This stems from a unique feature of Opera Mini, where the traffic is sent via Opera's own servers, for the speed and convenience of its users, most of whom use the slowest GPRS mobile connection. But in China, the pleasant side effect of that rerouting has been that Opera Mini is effectively allowing users in China to easily circumvent the so-called Great Firewall of government-implemented Web filtering. Thus, Chinese users, up until yesterday, were merrily logging into Facebook--which has been blocked here pretty much all year--on their mobile phones using Opera Mini. Not any more.

Of course, the Norwegian software company is not the one who enforces the nationwide censorship of hundreds of Web sites--it's yet another company which has had to comply with local laws and idiosyncrasies, however uncomfortable it feels about this--but now Opera has become somewhat complicit in it.

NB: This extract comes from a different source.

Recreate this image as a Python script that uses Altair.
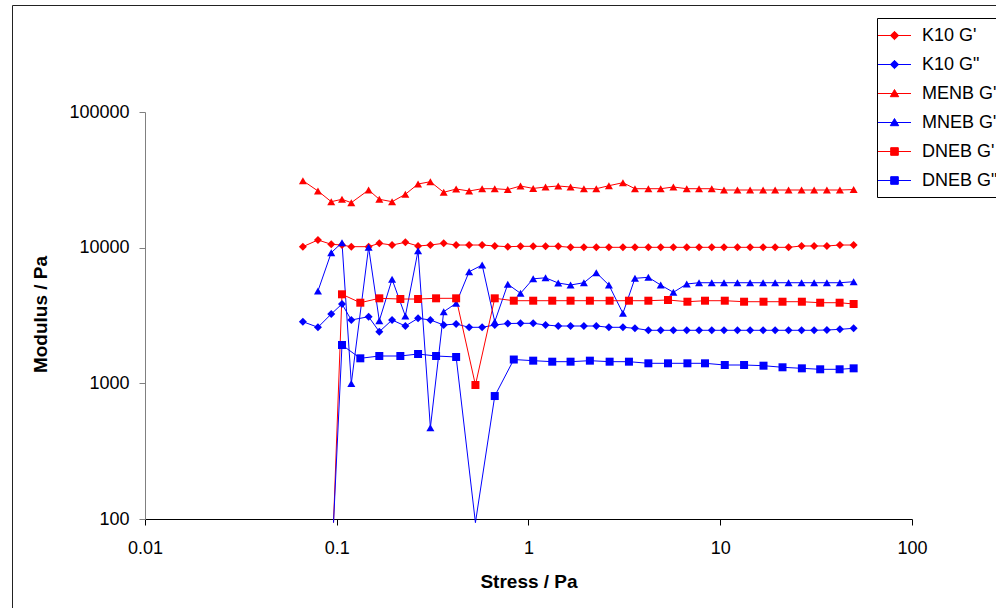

Anyone now trying to access any Web site at all on the Opera Mini browser (versions 4 or 5 Beta), when inside China, gets the "friendly" notice, in Chinese and English: "For better browsing experience, please upgrade to Opera Mini China version on mini.opera.com." That message, however, is clearly a lie, as the Chinese version of the browser no longer reroutes traffic via Opera's 100 proxy servers worldwide. So, it'll be slower than before. Instead, the newly enforced Chinese-language version uses only locally based servers, and hundreds of Web sites are now inaccessible with it. That's hardly a "better browsing experience".

So, Opera's users in China are now being held at software update gunpoint, and must use the Chinese-language version of their browser.

According to a recent Opera press release, China is number 4 on its list of the most Opera Mini users worldwide. So that's a large number of angry customers today who are being forced to "upgrade" to an inferior version of the browser, and many Chinese users are feeling betrayed, as if they're second-class users.

PR nightmare for Opera
On Twitter today and yesterday--yes, there are clever ways of getting on Twitter in China, without a VPN--many of the tweets using the "gfw" (Great Firewall) hashtag were talking about Opera Mini, why the international version was no longer working, and some were even venting anger at Opera for seemingly kowtowing to an oppressive law. Here are a selection of the tweets: ..."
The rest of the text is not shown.